── Dataset entries ──

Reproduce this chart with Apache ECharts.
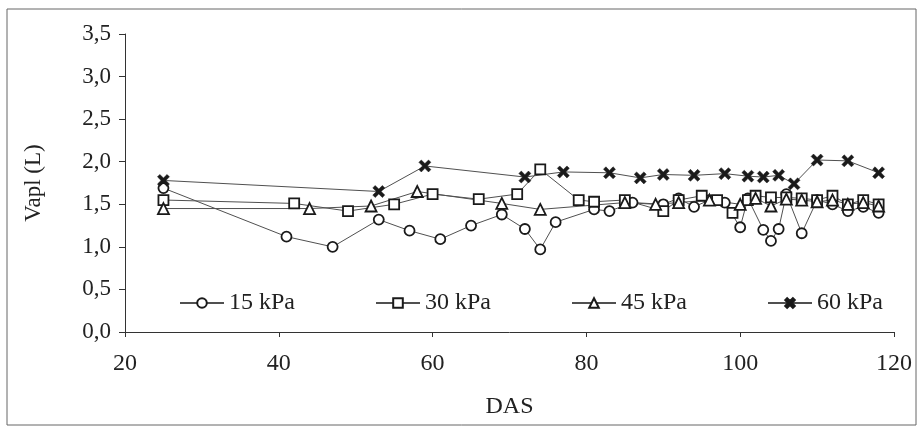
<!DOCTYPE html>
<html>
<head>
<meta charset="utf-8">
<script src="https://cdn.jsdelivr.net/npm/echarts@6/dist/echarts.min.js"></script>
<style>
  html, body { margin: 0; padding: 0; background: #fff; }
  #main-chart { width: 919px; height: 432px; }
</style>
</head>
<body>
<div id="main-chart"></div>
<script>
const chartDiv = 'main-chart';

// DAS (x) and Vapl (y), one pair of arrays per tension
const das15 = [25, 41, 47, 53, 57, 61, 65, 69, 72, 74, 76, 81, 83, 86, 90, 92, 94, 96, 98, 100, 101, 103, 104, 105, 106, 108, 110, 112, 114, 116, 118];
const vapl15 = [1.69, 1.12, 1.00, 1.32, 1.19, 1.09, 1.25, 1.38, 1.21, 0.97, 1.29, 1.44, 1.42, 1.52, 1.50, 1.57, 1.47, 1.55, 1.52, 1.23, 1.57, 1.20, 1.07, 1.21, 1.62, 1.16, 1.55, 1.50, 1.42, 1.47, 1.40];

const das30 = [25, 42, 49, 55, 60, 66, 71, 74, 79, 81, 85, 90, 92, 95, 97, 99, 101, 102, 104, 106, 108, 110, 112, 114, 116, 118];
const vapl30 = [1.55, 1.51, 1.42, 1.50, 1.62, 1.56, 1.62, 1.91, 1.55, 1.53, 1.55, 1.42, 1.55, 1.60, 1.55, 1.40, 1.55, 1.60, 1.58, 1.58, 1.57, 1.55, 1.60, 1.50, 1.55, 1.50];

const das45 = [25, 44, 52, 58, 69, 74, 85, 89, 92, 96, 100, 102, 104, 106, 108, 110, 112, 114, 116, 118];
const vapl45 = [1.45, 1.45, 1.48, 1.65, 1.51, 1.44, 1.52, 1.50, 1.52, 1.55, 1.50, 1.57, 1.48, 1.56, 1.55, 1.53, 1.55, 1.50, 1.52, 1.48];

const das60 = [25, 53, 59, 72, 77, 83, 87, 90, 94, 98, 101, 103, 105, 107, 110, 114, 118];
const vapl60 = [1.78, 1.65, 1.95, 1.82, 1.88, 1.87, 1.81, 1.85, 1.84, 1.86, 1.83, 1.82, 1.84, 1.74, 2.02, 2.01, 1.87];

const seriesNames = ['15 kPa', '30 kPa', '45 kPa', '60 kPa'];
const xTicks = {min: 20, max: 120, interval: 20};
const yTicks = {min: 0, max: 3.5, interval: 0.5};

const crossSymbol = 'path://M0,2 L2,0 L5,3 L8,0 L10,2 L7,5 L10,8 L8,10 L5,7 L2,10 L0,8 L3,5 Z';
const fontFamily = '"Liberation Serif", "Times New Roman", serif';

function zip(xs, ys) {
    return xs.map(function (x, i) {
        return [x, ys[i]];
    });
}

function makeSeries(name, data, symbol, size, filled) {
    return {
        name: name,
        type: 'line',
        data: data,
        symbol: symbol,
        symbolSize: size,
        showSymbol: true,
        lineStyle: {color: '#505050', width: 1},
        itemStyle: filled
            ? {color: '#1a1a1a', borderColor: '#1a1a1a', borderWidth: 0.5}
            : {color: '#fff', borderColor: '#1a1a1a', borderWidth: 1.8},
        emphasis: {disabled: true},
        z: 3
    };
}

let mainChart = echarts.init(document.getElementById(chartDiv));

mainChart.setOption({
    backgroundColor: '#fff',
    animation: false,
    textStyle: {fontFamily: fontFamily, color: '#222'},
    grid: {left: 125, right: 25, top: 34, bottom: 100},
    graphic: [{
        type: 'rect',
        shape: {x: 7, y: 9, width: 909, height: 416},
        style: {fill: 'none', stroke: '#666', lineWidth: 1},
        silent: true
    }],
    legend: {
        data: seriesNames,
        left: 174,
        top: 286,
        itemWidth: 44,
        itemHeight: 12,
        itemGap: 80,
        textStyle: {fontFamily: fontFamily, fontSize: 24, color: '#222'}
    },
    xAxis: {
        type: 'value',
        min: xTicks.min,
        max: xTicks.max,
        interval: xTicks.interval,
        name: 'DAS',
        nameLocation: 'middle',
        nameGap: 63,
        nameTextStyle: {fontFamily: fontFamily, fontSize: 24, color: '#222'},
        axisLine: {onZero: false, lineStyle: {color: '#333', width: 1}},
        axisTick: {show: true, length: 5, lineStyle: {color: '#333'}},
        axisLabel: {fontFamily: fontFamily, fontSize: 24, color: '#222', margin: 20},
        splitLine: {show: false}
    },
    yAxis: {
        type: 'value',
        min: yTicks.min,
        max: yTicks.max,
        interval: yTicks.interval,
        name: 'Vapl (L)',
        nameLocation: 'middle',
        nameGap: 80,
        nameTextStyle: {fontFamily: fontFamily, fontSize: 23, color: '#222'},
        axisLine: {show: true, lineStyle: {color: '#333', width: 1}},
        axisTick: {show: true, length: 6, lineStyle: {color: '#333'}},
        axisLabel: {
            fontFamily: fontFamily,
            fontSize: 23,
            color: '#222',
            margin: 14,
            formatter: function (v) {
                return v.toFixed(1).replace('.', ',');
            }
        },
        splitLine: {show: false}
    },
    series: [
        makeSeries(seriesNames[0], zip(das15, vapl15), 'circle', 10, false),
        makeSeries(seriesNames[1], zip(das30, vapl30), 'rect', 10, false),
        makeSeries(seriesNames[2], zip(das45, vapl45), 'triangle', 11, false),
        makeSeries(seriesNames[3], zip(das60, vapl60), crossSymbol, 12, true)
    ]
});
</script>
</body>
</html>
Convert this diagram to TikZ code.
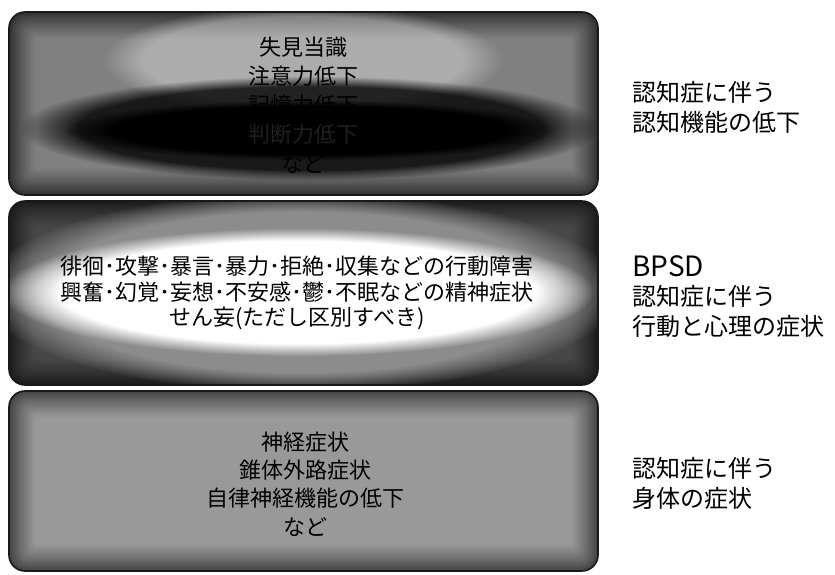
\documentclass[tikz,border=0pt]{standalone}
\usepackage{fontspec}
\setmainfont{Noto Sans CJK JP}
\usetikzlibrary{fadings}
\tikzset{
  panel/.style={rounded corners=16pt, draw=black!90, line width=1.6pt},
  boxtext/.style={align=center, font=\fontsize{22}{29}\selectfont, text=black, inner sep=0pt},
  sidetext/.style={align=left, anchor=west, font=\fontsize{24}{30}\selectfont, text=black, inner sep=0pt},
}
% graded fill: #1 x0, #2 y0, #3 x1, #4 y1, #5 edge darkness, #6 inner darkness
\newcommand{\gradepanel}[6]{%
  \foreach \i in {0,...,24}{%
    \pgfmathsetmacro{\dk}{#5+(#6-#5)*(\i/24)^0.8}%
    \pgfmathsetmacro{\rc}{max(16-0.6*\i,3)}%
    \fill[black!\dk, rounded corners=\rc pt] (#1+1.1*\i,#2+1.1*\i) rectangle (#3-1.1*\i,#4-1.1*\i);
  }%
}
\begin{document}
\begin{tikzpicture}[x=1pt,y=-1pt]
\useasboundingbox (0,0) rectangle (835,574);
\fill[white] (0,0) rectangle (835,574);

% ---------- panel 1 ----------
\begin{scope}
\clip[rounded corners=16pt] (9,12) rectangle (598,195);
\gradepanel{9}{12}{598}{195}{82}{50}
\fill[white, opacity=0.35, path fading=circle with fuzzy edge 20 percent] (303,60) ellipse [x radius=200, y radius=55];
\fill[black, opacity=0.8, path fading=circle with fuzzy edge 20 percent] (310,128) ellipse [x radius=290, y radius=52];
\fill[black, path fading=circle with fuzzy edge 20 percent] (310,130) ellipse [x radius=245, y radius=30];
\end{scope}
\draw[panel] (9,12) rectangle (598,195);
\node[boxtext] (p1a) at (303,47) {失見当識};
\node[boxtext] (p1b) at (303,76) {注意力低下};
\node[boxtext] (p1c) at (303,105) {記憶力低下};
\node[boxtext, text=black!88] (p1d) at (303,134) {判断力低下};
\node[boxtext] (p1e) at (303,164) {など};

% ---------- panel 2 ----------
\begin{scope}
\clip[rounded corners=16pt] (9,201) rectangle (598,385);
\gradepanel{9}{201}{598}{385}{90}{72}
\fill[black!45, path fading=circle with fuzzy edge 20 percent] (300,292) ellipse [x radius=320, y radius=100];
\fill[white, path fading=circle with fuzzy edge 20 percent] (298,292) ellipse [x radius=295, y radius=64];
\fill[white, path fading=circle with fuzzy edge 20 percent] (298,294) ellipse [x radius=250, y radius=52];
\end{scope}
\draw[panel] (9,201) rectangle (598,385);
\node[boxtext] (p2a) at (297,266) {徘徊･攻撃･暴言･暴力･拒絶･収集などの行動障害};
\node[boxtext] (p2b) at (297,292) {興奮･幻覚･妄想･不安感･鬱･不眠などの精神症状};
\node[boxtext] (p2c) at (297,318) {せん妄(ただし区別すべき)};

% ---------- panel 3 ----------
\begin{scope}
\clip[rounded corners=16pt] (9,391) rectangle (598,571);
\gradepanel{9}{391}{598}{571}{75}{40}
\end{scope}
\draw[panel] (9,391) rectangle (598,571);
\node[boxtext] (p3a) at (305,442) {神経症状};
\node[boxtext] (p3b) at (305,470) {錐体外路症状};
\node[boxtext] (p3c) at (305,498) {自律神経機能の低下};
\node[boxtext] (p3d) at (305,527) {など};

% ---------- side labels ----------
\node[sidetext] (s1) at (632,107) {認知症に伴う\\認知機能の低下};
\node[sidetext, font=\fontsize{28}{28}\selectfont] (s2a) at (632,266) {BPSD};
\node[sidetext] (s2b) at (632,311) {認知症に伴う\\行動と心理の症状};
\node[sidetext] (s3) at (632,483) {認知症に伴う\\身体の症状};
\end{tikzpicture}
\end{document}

───
── Dataset entries ──

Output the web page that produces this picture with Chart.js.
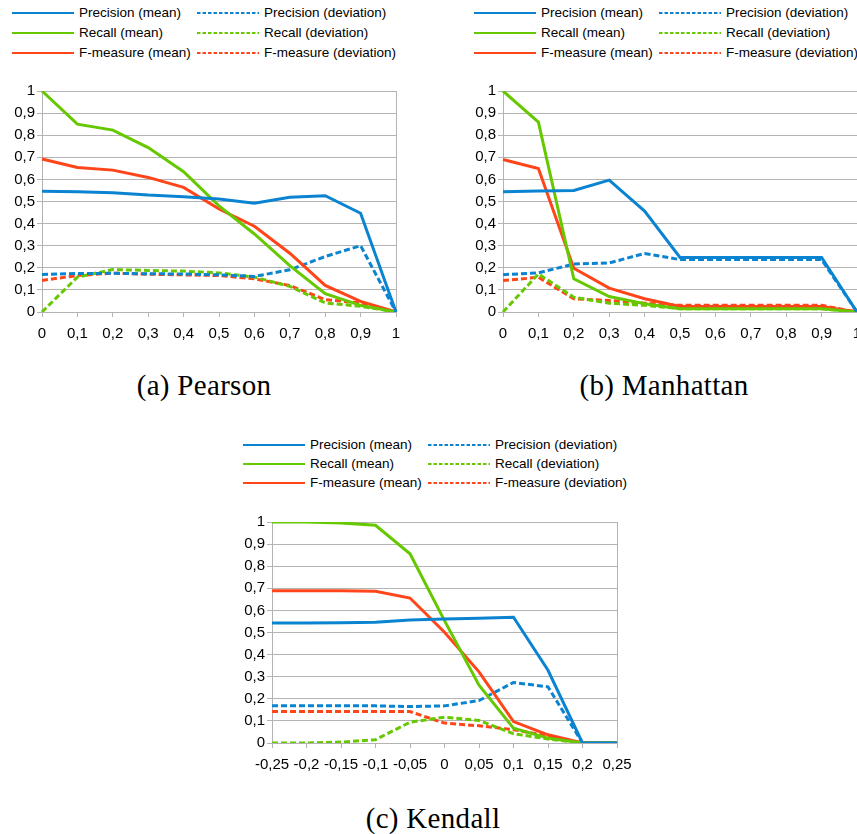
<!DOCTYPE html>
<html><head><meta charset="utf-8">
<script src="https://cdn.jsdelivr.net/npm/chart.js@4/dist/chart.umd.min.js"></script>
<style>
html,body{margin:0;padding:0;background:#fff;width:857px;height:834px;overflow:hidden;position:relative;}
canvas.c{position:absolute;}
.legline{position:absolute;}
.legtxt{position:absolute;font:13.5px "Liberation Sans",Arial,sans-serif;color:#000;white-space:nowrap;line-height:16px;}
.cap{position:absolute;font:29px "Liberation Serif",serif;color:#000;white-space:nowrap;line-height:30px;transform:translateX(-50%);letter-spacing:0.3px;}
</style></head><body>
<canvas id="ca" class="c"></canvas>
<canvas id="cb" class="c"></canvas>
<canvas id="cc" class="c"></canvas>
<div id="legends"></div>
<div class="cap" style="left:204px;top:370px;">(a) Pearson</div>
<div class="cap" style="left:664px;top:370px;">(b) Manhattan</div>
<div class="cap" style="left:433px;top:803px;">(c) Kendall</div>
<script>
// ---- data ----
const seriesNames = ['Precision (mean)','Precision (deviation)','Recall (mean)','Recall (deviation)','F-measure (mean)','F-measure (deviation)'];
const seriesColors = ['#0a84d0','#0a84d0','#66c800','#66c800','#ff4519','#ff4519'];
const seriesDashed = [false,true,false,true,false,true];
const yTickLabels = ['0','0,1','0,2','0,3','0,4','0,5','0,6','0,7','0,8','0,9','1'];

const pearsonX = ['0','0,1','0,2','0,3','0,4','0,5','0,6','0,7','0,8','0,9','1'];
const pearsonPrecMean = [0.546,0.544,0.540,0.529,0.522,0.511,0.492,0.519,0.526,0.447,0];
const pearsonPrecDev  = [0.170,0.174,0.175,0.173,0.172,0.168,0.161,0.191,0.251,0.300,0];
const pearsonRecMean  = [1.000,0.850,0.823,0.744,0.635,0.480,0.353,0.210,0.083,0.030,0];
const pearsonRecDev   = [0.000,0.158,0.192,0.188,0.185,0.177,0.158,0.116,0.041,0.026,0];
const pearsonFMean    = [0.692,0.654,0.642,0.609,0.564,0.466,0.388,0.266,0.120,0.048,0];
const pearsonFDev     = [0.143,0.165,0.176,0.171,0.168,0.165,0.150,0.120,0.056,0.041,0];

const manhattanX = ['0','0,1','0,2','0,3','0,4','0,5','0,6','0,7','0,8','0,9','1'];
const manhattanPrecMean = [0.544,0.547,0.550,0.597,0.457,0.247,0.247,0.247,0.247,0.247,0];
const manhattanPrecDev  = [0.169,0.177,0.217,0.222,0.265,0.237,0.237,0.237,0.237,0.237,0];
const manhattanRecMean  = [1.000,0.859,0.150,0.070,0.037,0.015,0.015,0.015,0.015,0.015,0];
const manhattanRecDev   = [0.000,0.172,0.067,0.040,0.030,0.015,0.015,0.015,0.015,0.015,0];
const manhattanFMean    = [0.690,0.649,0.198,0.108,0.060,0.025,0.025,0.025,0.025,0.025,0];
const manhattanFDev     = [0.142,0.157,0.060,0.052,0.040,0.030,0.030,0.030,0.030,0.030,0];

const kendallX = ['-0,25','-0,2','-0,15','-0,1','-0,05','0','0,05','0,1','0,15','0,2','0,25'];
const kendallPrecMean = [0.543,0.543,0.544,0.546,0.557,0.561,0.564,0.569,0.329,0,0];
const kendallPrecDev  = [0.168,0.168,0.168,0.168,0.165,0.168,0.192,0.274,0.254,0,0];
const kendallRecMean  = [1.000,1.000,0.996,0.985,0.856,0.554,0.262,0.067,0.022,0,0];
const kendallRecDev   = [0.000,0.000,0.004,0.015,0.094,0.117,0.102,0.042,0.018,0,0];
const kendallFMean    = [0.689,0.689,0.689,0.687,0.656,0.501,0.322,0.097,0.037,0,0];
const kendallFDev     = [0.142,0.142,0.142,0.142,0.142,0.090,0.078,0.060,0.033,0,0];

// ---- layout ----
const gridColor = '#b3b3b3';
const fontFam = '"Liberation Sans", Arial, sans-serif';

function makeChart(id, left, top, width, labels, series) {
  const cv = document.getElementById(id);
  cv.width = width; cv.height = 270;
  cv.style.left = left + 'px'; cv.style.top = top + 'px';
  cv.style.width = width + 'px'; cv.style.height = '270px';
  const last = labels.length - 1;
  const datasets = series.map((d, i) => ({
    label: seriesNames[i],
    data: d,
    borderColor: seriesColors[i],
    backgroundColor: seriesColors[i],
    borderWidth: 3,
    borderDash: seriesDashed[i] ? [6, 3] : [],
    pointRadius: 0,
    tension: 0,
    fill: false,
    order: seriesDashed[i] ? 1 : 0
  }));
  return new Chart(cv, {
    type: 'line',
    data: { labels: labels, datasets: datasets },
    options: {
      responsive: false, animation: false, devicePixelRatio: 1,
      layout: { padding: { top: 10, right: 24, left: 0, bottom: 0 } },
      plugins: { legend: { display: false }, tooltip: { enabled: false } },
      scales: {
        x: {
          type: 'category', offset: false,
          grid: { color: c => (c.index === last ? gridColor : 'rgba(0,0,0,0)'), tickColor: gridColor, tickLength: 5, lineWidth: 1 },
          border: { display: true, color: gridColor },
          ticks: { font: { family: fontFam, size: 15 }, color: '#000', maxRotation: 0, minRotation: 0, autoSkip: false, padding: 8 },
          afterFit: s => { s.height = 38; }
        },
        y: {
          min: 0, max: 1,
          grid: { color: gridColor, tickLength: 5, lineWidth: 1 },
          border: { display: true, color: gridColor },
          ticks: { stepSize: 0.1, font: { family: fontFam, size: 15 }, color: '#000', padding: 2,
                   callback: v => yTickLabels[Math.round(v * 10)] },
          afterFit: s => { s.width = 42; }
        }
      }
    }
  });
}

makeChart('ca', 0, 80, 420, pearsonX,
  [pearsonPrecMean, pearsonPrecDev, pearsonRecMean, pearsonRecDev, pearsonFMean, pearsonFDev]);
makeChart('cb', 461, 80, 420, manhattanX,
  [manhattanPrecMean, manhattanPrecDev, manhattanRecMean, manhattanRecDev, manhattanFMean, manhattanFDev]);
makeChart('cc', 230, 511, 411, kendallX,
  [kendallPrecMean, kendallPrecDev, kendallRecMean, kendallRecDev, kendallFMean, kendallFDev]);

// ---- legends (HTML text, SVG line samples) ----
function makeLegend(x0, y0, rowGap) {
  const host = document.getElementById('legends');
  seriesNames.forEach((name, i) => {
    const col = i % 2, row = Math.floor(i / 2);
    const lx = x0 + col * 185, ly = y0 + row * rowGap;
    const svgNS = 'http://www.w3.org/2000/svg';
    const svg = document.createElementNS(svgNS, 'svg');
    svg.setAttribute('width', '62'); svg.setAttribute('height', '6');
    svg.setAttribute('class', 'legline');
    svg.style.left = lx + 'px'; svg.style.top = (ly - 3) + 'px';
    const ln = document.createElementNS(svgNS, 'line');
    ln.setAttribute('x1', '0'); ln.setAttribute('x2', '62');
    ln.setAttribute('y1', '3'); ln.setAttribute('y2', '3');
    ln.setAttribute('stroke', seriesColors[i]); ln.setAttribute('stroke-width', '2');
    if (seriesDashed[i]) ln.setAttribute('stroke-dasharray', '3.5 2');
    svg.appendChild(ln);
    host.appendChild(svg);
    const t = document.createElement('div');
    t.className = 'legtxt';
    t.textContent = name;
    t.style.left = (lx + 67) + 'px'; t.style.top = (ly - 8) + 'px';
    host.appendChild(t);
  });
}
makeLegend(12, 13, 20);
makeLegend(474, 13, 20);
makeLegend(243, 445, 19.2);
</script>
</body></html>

───
── Dataset entries ──

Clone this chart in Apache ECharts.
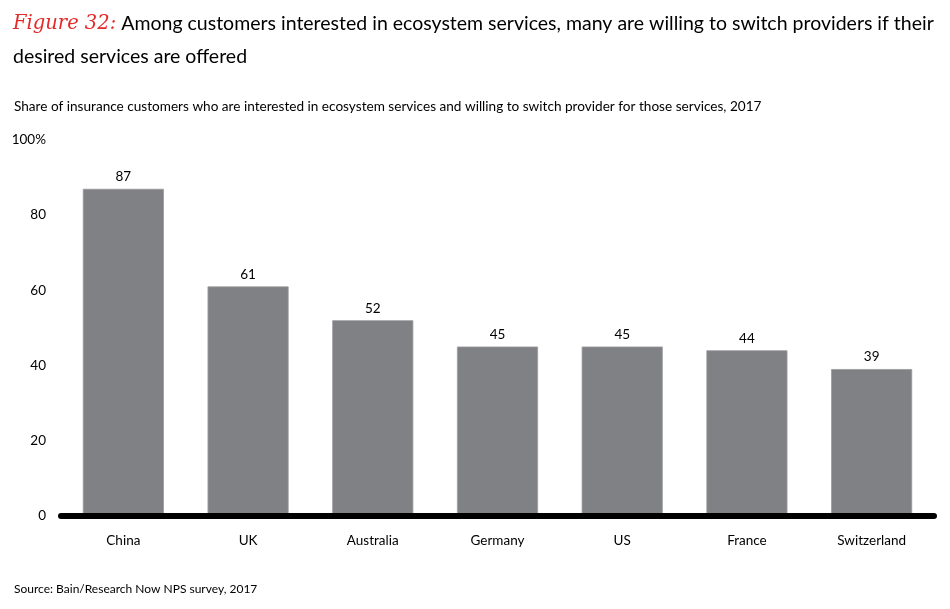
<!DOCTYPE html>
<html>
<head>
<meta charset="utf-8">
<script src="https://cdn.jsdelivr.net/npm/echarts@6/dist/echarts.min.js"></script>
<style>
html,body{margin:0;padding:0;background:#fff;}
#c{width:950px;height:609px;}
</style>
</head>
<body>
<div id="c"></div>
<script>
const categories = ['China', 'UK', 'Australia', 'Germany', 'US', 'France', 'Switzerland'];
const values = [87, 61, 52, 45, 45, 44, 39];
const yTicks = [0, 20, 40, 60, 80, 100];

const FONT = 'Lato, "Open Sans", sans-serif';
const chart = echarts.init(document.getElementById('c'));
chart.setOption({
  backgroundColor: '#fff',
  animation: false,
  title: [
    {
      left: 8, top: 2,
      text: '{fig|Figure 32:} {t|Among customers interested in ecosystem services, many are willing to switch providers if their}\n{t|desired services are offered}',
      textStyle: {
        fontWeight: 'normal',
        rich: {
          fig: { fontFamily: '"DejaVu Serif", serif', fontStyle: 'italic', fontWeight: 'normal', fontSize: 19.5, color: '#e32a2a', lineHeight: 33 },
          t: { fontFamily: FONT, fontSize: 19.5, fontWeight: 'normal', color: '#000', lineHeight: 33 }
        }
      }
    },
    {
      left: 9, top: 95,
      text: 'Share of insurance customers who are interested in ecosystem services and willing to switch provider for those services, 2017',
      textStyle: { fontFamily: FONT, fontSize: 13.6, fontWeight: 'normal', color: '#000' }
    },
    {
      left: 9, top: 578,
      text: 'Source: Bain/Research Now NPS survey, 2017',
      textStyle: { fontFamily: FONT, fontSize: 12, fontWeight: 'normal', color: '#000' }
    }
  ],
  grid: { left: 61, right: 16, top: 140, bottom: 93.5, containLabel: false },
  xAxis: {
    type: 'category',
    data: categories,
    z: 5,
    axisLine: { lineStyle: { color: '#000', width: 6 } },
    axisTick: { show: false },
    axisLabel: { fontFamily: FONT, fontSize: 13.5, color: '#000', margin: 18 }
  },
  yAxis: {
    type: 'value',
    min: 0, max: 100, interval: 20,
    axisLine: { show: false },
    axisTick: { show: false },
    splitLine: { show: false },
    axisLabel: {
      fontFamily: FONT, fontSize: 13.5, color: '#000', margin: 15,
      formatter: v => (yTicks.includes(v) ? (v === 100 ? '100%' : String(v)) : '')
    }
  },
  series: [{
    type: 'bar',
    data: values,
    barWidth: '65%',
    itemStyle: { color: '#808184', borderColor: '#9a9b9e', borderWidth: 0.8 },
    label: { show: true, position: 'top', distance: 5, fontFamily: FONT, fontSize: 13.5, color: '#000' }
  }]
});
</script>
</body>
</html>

───

▶ _Directions for this task_
From the entries above, copy out every line where the string "with" appears.

▶ _Reply to the exercise_
Reproduce this chart with Apache ECharts.
\fill[white, opacity=0.35, path fading=circle with fuzzy edge 20 percent] (303,60) ellipse [x radius=200, y radius=55];
\fill[black, opacity=0.8, path fading=circle with fuzzy edge 20 percent] (310,128) ellipse [x radius=290, y radius=52];
\fill[black, path fading=circle with fuzzy edge 20 percent] (310,130) ellipse [x radius=245, y radius=30];
\fill[black!45, path fading=circle with fuzzy edge 20 percent] (300,292) ellipse [x radius=320, y radius=100];
\fill[white, path fading=circle with fuzzy edge 20 percent] (298,292) ellipse [x radius=295, y radius=64];
\fill[white, path fading=circle with fuzzy edge 20 percent] (298,294) ellipse [x radius=250, y radius=52];
Output the web page that produces this picture with Chart.js.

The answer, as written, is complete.